Oxygen-Evolution Activity of p-n Heterojunction NiO-SnO2 Ceramic on Ti Substrate Fabricated Using a Simple Layer-by-Layer Method.

Abstract

To expand the application of p–n heterojunction NiO–SnO2 ceramic materials from gas sensors and photoelectrocatalysts to oxygen-evolution reaction (OER) catalysts, we fabricated two NiO–SnO2 ceramics on a Ti plate (NSCTs) using a simple layer-by-layer method. The prepared NSCTs (NSCT-480 and NSCT-600) were characterized and analyzed by scanning electron microscopy (SEM), X-ray diffraction (XRD), Fourier transform infrared spectroscopy (FT-IR), diffuse reflectance ultraviolet–visible spectroscopy (DRUV–vis), and X-ray photoelectron spectroscopy (XPS).
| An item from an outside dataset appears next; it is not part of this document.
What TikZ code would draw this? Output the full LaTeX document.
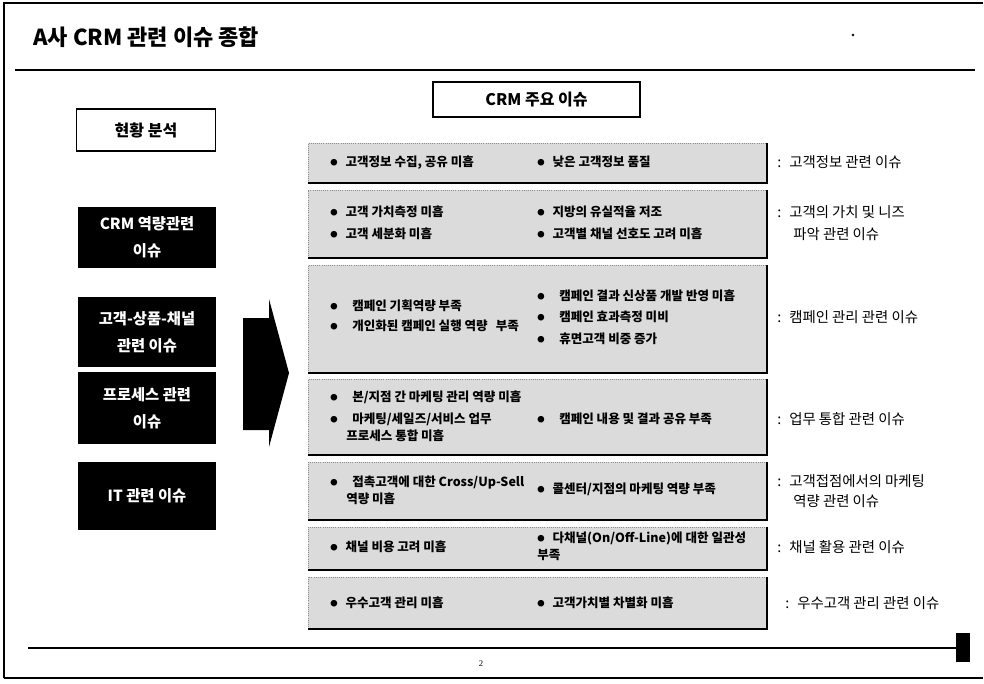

The OER activity and stability were measured by linear sweep voltammetry, cyclic voltammetry, chronoamperometry, amperometric i–t curve, and chronopotentiometry in a 1.0 mol/L NaOH solution at normal temperature and pressure. After 500 cycles, the lower overpotential (η = 194 mV at 1 mA/cm2) indicated that NSCT-600 offered adequate performance as an OER electrocatalyst. Moreover, the changes observed with cyclic voltammetry, SEM, XRD, and XPS during the OER test revealed that the redox cycle of Ni2+/Ni3+, morphology, and crystal faces of NiO and SnO2 were three critical factors. The data proved that the NiO–SnO2 ceramic is a stable OER electrocatalyst. The results of this study will provide a guide for the design and fabrication of p–n heterojunction metal-oxide ceramic electrocatalysts with a high OER performance.